Now, substitute the value of $f\left( 1 \right)$ in equation (2),
$f\left( x \right) + f\left( {\dfrac{1}{x}} \right) + 2 = 2 + f\left( x \right) + f\left( {\dfrac{1}{x}} \right)$
Cancel out 2 from both sides,
$\Rightarrow$$f\left( x \right) + f\left( {\dfrac{1}{x}} \right) = f\left( x \right) + f\left( {\dfrac{1}{x}} \right)$
When the equation is in this form. Then,
$\Rightarrow$$f\left( x \right) = \pm {x^n} + 1$ …..(3)
As $f\left( 4 \right) = 17$. Put $f\left( x \right) = 17$ and x=4,
$17 = \pm {4^n} + 1$
Move 1 to the other side and subtract from 17.
$\Rightarrow$$ \pm {4^n} = 16$
Since, the negative sign is not possible. So, neglect the negative sign,
$\Rightarrow$${4^n} = {4^2}$
Since, the base is the same. So, equate the power,
$\Rightarrow$$n = 2$
Substitute the value of n in equation (3),
$\Rightarrow$$f\left( x \right) = {x^2} + 1$
Now, find $\dfrac{{f\left( 5 \right)}}{{13}}$.
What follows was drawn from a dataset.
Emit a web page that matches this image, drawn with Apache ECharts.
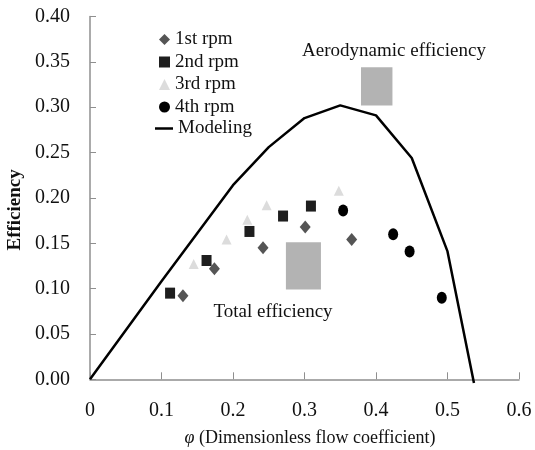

$\Rightarrow$$\dfrac{{f\left( 5 \right)}}{{13}} = \dfrac{{{5^2} + 1}}{{13}}$
Square 5 and add 1 in the numerator,
$\Rightarrow$$\dfrac{{f\left( 5 \right)}}{{13}} = \dfrac{{26}}{{13}}$
Cancel out common factors from numerator and denominator,
$\Rightarrow$$\dfrac{{f\left( 5 \right)}}{{13}} = 2$.

Hence, the value of $\dfrac{{f\left( 5 \right)}}{{13}}$ is 2.

Note: The students might make mistake if they are unaware of the solution to the equation $f\left( x \right) + f\left( {\dfrac{1}{x}} \right) = f\left( x \right) + f\left( {\dfrac{1}{x}} \right)$.
A function is a relation which describes that there should be only one output for each input. We can say that a special kind of relation (a set of ordered pairs) which follows a rule i.e every X-value should be associated with only one y-value is called a function.